In a ruling dated 17 January the Constitutional Court has confirmed the legality of Provincial Regulation 24/2014 of 9 July of the General Assembly of Álava on the tax on electricity production, with effects dating back to 1 January 2013, the date of the entry into force of the tax in the body of law of Spain.
The Court argues that the said provincial regulation is a response to the need for adaptation that results from Additional Provision Two of the Economic Agreement, with the time required for that adaptation to be put into effect by mutual accord between the central government and the regional autonomous community in order to include in it new taxes created by the central government through the relevant arrangements.

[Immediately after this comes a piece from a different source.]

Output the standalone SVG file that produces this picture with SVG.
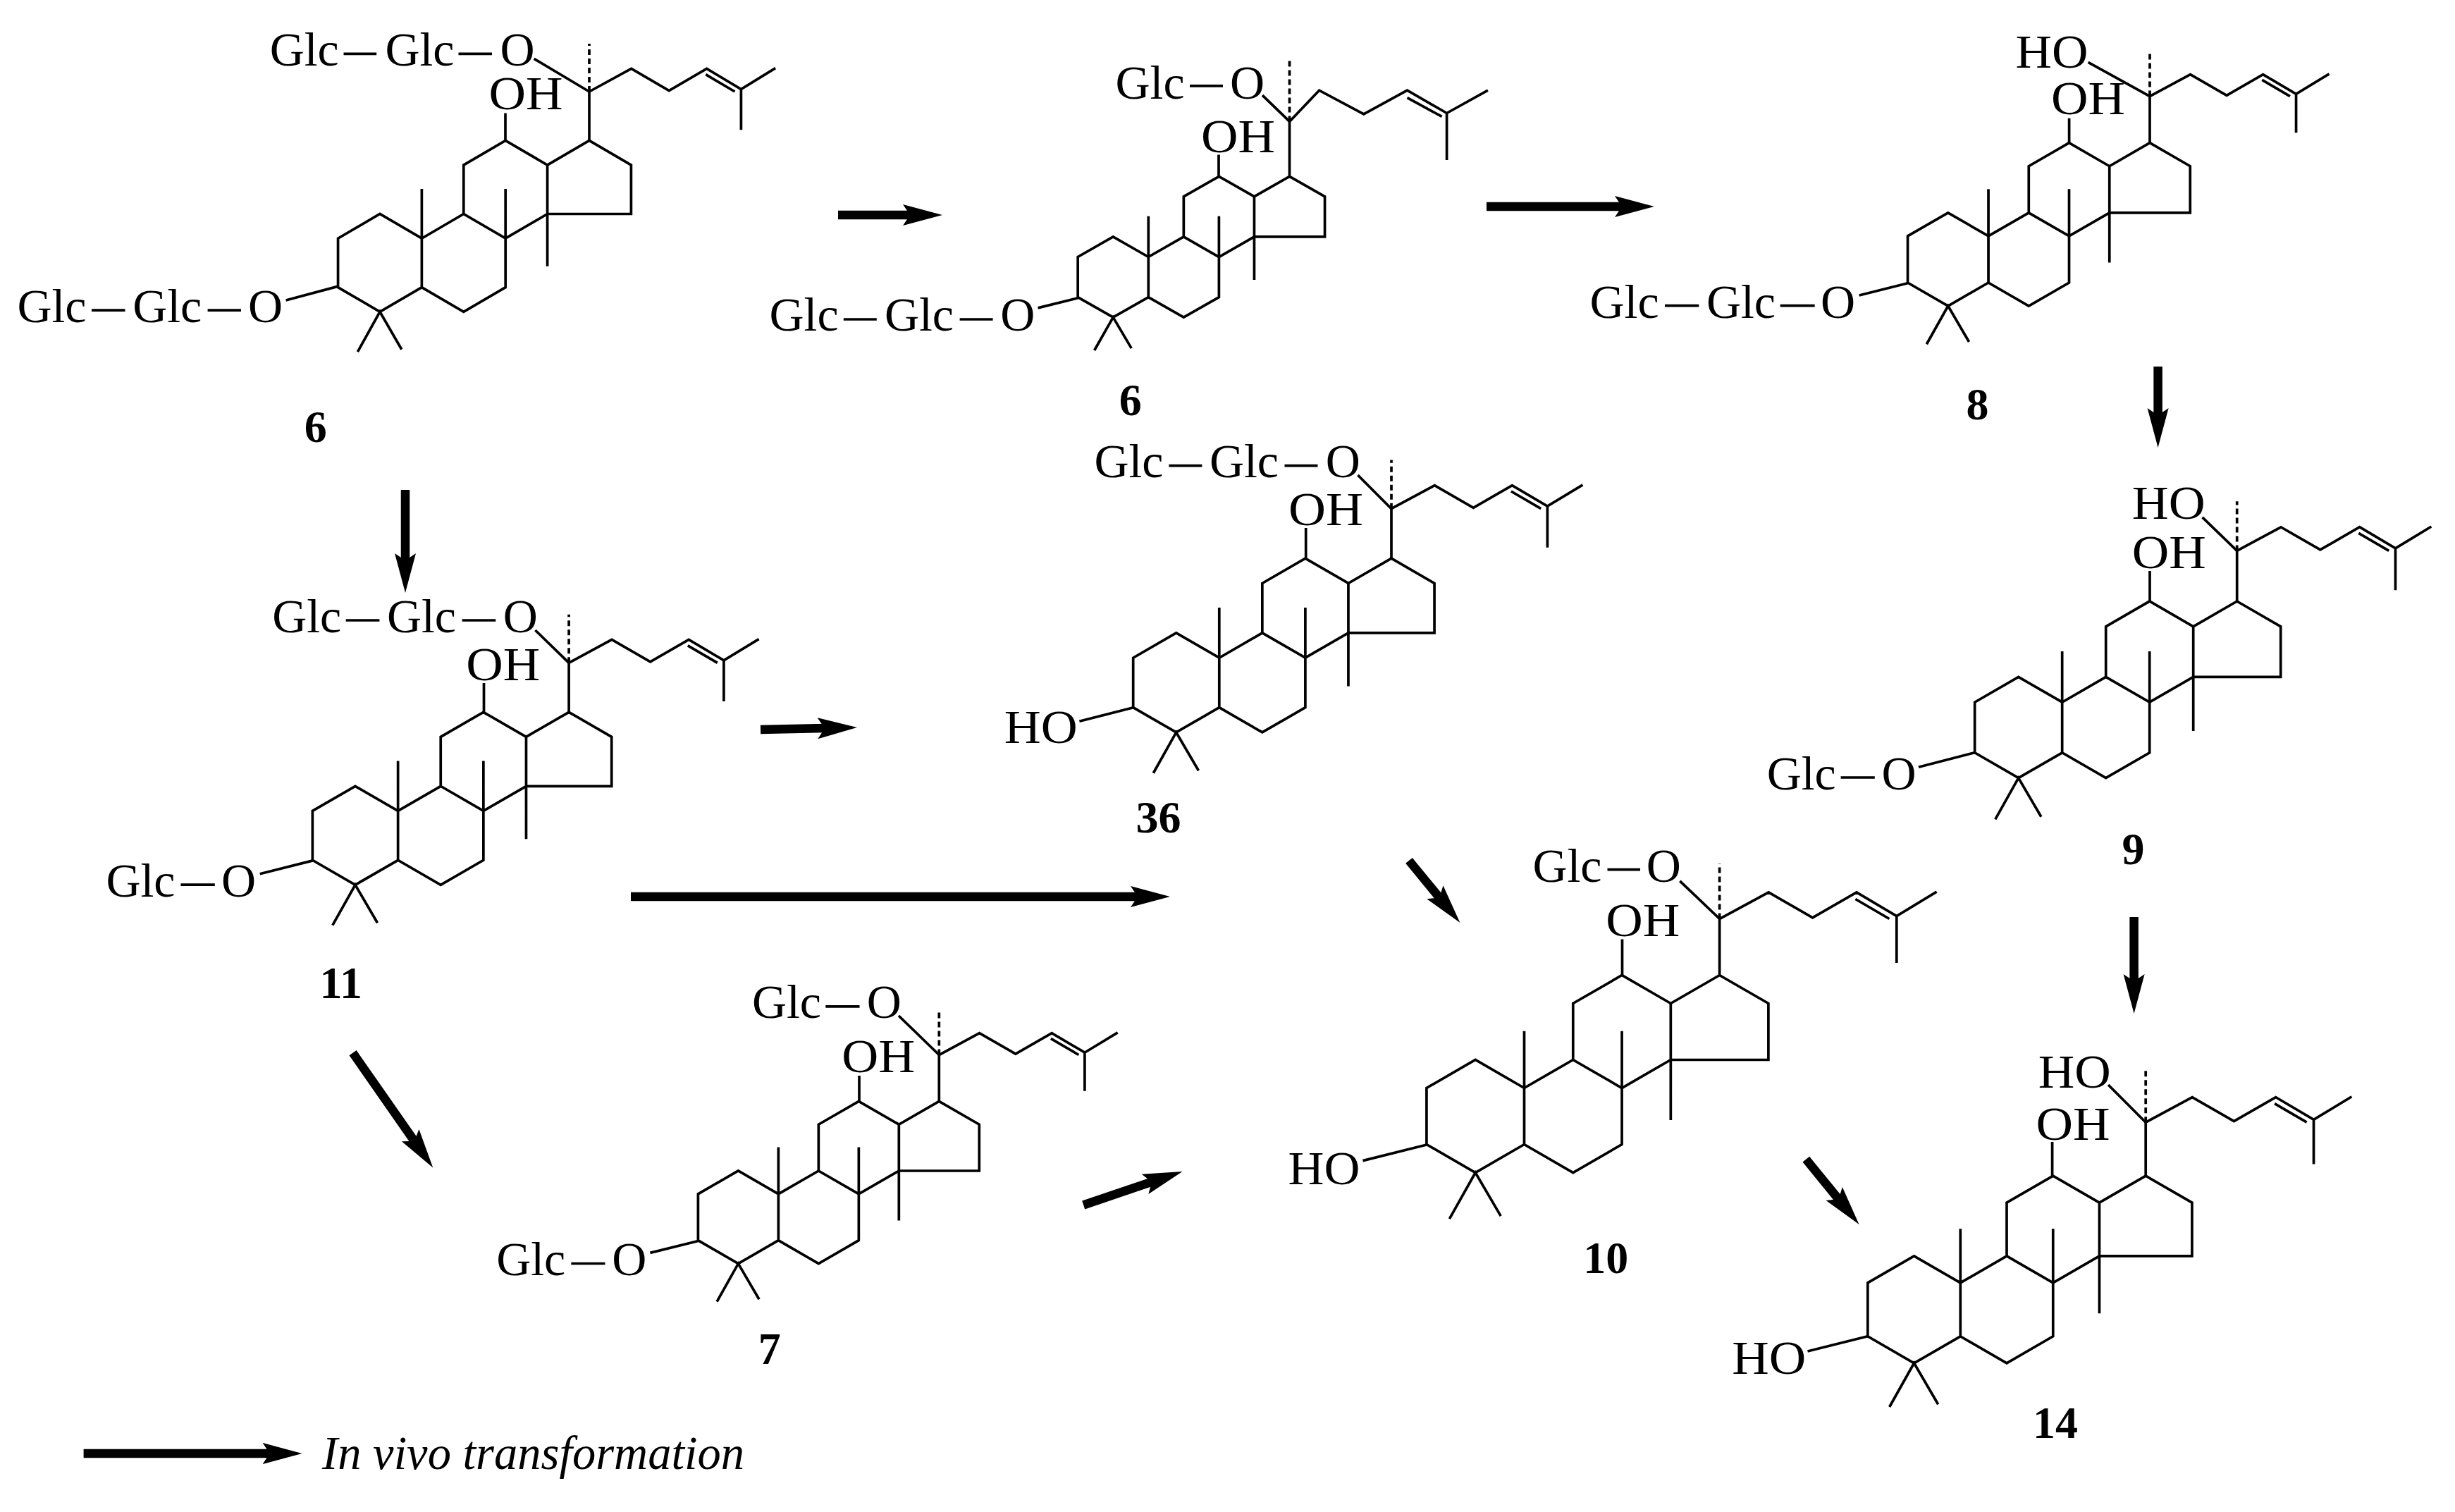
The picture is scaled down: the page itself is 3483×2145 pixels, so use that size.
<svg xmlns="http://www.w3.org/2000/svg" width="3483" height="2145" viewBox="0 0 3483 2145">
<style>
.b{fill:none;stroke:#000;stroke-width:3.7;stroke-linejoin:miter;stroke-linecap:butt;vector-effect:non-scaling-stroke}
.d{stroke-dasharray:8 5}
.a{fill:none;stroke:#000;stroke-width:12.5;marker-end:url(#ah)}
text{font-family:"Liberation Serif","Times New Roman",serif;font-size:68px;fill:#000}
.n{font-weight:bold;font-size:64px;text-anchor:middle}
.i{font-style:italic}
</style>
<defs>
<marker id="ah" markerUnits="userSpaceOnUse" markerWidth="60" markerHeight="34" refX="10" refY="17" orient="auto"><path d="M0 2L56 17L0 32L10 17Z" fill="#000"/></marker>
<g id="rings"><path class="b" d="M0 100L86.6 150L86.6 250L-86.6 250L-86.6 150L0 100M-86.6 150L-173.2 100L-259.8 150L-259.8 250L-173.2 300L-86.6 250M-86.6 150L-86.6 357M-259.8 250L-346.4 300L-346.4 400L-259.8 450L-173.2 400L-173.2 199M-346.4 199L-346.4 300M-346.4 300L-433 250L-519.6 300L-519.6 400L-433 450L-346.4 400M-479 532L-433 450L-388 527"/></g>
<g id="chain"><path class="b" d="M0 100L0 0L87 -47L165 -2L243 -47L314 -5L385 -48M314 -5L314 78M241 -35L301 0"/><path class="b d" d="M0 0V-98"/></g>
</defs>
<rect width="3483" height="2145" fill="#fff"/>
<g id="connectors">
<path class="a" d="M1189 305H1291"/>
<path class="a" d="M2109 293H2301"/>
<path class="a" d="M3061.6 520V589"/>
<path class="a" d="M575 695V795"/>
<path class="a" d="M1079 1035L1170 1033"/>
<path class="a" d="M895 1272H1614"/>
<path class="a" d="M500.6 1493.7L587.9 1618.8"/>
<path class="a" d="M1537.2 1709.5L1634 1676.7"/>
<path class="a" d="M1999 1220.9L2042.2 1273.5"/>
<path class="a" d="M2562.3 1644.6L2608.5 1701.3"/>
<path class="a" d="M3027.6 1301V1392"/>
</g>
<g id="mol-6a">
<g transform="translate(836 130) scale(.686 .694)"><use href="#rings"/><use href="#chain"/></g>
<path class="b" d="M487.5 76.3H534.2M650.5 76.3H698M757.6 83.3L836 130M717 160.5V200.4M130 440.2H177.5M294.6 440.2H342M405.6 426L479 406.4"/>
<text x="382.7" y="93.4" textLength="98">Glc</text><text x="546.4" y="93.4" textLength="98">Glc</text><text x="709.4" y="93.4">O</text>
<text x="693.4" y="155" textLength="105" lengthAdjust="spacingAndGlyphs">OH</text>
<text x="24.5" y="457.2" textLength="98">Glc</text><text x="188.3" y="457.2" textLength="98">Glc</text><text x="352" y="457.2">O</text>
<text class="n" x="447.7" y="626.8">6</text>
</g>
<g id="mol-6b">
<use href="#rings" transform="translate(1829.5 193.2) scale(.578 .571)"/>
<path class="b" d="M1829.5 250.3V172.4L1871.6 128.2L1934.8 161.9L1996.5 128.2L2052.6 160.5L2110.9 128.2M2052.6 160.5V227.1M1996.5 138.7L2045.6 165.4"/>
<path class="b d" d="M1829.5 172.4V86.1"/>
<path class="b" d="M1688 121.9H1735M1791 135.2L1829.5 172.4M1729 219.4V250.3M1196.8 453H1243.8M1361.6 453H1408.6M1472.5 436.9L1529.3 422.8"/>
<text x="1582.6" y="139.7" textLength="98">Glc</text><text x="1745" y="139.7">O</text>
<text x="1704" y="215.5" textLength="105" lengthAdjust="spacingAndGlyphs">OH</text>
<text x="1091.6" y="469.4" textLength="98">Glc</text><text x="1255" y="469.4" textLength="98">Glc</text><text x="1419.2" y="469.4">O</text>
<text class="n" x="1603.7" y="588.7">6</text>
</g>
<g id="mol-8">
<g transform="translate(3050 136.6) scale(.661)"><use href="#rings"/><use href="#chain"/></g>
<path class="b" d="M2962.6 88.4L3050 136.6M2935.6 167.7V204.5M2362 433.6H2410.3M2525.6 433.6H2574.7M2637.7 419L2706.5 401.7"/>
<text x="2859.5" y="96" textLength="103" lengthAdjust="spacingAndGlyphs">HO</text>
<text x="2910" y="162" textLength="105" lengthAdjust="spacingAndGlyphs">OH</text>
<text x="2255.6" y="451" textLength="98">Glc</text><text x="2421" y="451" textLength="98">Glc</text><text x="2583" y="451">O</text>
<text class="n" x="2805.5" y="595">8</text>
</g>
<g id="mol-9">
<g transform="translate(3173.7 781.4) scale(.716)"><use href="#rings"/><use href="#chain"/></g>
<path class="b" d="M3124.6 733.9L3173.7 781.4M3050 810V854.2M2611.6 1103H2659.8M2722 1088.2L2801.4 1067.8"/>
<text x="3024.8" y="735.8" textLength="104" lengthAdjust="spacingAndGlyphs">HO</text>
<text x="3024.8" y="806" textLength="105" lengthAdjust="spacingAndGlyphs">OH</text>
<text x="2506.8" y="1119.5" textLength="98">Glc</text><text x="2669.6" y="1119.5">O</text>
<text class="n" x="3026.4" y="1225.8">9</text>
</g>
<g id="mol-36">
<g transform="translate(1974 721.7) scale(.705)"><use href="#rings"/><use href="#chain"/></g>
<path class="b" d="M1658.4 660.7H1705.4M1822.5 660.7H1869.5M1926.4 674L1974 721.7M1852.7 749V793.2M1531.4 1023.3L1607.9 1003.7"/>
<text x="1552.5" y="677" textLength="98">Glc</text><text x="1716" y="677" textLength="98">Glc</text><text x="1880.8" y="677">O</text>
<text x="1828" y="745" textLength="106" lengthAdjust="spacingAndGlyphs">OH</text>
<text x="1424.8" y="1053.8" textLength="104" lengthAdjust="spacingAndGlyphs">HO</text>
<text class="n" x="1643.4" y="1181">36</text>
</g>
<g id="mol-11">
<g transform="translate(807.1 940.3) scale(.7)"><use href="#rings"/><use href="#chain"/></g>
<path class="b" d="M490.7 880H538.4M655.6 880H703.3M759.4 894L807.1 940.3M686.5 969V1011M256.4 1255.2H304.8M368.7 1239.8L443.7 1220.9"/>
<text x="386.2" y="897" textLength="98">Glc</text><text x="549" y="897" textLength="98">Glc</text><text x="713.8" y="897">O</text>
<text x="661.2" y="965" textLength="105" lengthAdjust="spacingAndGlyphs">OH</text>
<text x="150.5" y="1272.4" textLength="98">Glc</text><text x="314" y="1272.4">O</text>
<text class="n" x="483.7" y="1415.5">11</text>
</g>
<g id="mol-7">
<g transform="translate(1332.3 1496.5) scale(.658)"><use href="#rings"/><use href="#chain"/></g>
<path class="b" d="M1171.3 1427.8H1219.5M1275 1441L1332.3 1496.5M1219 1526V1562.8M810.3 1792.5H858.5M922.4 1777.4L990.5 1760.5"/>
<text x="1067" y="1443.9" textLength="98">Glc</text><text x="1229.8" y="1443.9">O</text>
<text x="1194.2" y="1521" textLength="104" lengthAdjust="spacingAndGlyphs">OH</text>
<text x="704.2" y="1808.5" textLength="98">Glc</text><text x="868.2" y="1808.5">O</text>
<text class="n" x="1091.8" y="1934.5">7</text>
</g>
<g id="mol-10">
<g transform="translate(2439.6 1303.5) scale(.8)"><use href="#rings"/><use href="#chain"/></g>
<path class="b" d="M2280.5 1233.6H2327M2383.3 1249.8L2439.6 1303.5M2301.5 1332.6V1384.4M1933.5 1646.6L2024 1624"/>
<text x="2174.4" y="1251.4" textLength="98">Glc</text><text x="2335.8" y="1251.4">O</text>
<text x="2278.3" y="1328.4" textLength="105" lengthAdjust="spacingAndGlyphs">OH</text>
<text x="1827.4" y="1680" textLength="102" lengthAdjust="spacingAndGlyphs">HO</text>
<text class="n" x="2278.3" y="1805.5">10</text>
</g>
<g id="mol-14">
<g transform="translate(3044.2 1592.2) scale(.759)"><use href="#rings"/><use href="#chain"/></g>
<path class="b" d="M2991.1 1539L3044.2 1592.2M2911.6 1620V1668.6M2564.5 1917L2649.6 1895.7"/>
<text x="2891.7" y="1543.3" textLength="103" lengthAdjust="spacingAndGlyphs">HO</text>
<text x="2888.4" y="1616.5" textLength="105" lengthAdjust="spacingAndGlyphs">OH</text>
<text x="2457.3" y="1948.5" textLength="105" lengthAdjust="spacingAndGlyphs">HO</text>
<text class="n" x="2916" y="2039.8">14</text>
</g>
<g id="legend">
<path class="a" d="M118.6 2062H382.6"/>
<text class="i" x="457" y="2084" textLength="599" lengthAdjust="spacingAndGlyphs">In vivo transformation</text>
</g>
</svg>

What the court considered a true case of back-dating is therefore only a consequence with a view to permitting the effective incorporation of the tax on the value of electricity production into provincial tax systems, determining the date of effect of the arrangements for the tax. It is not therefore, according to the Court, a problem of back-dating the tax on the value of electricity production, a tax that was already in existence, having been created by Act 15/2012 of the central government, but rather of back-dating the effects of the arrangements made for it to be integrated into the tax system of each respective historical territory and make it possible for the provincial councils to levy, manage, settle, collect and inspect it.
For its part the Supreme Court ruled on 31 January last to apply its doctrine as ruled in the ROVER case to a case in which the Board of Arbitration of the Economic Accord of Navarre had upheld the criteria applied by the Provincial Treasury Department.
In line with its previous rulings, the Court states that even though the corporate headquarters of the company is in Navarre and the industrial workshop where the personnel and materials used to direct the business are also located there, the fact that the operations of the company to acquire pigs (in the common territory or within the province), prepare them and transport to the place designated by the purchaser (be it in common territory, within the province or outside Spain) cannot be considered as irrelevant or merely ancillary.
These operations – other than the management functions centralised in the province – clearly also generate added value, as the operations performed elsewhere (be it in Navarre or in common territory) include such important tasks as receipt of goods, loading, unloading, storage, transportation from and to the relevant location and delivery to designated abattoirs can certainly not be classed as accessory or irrelevant.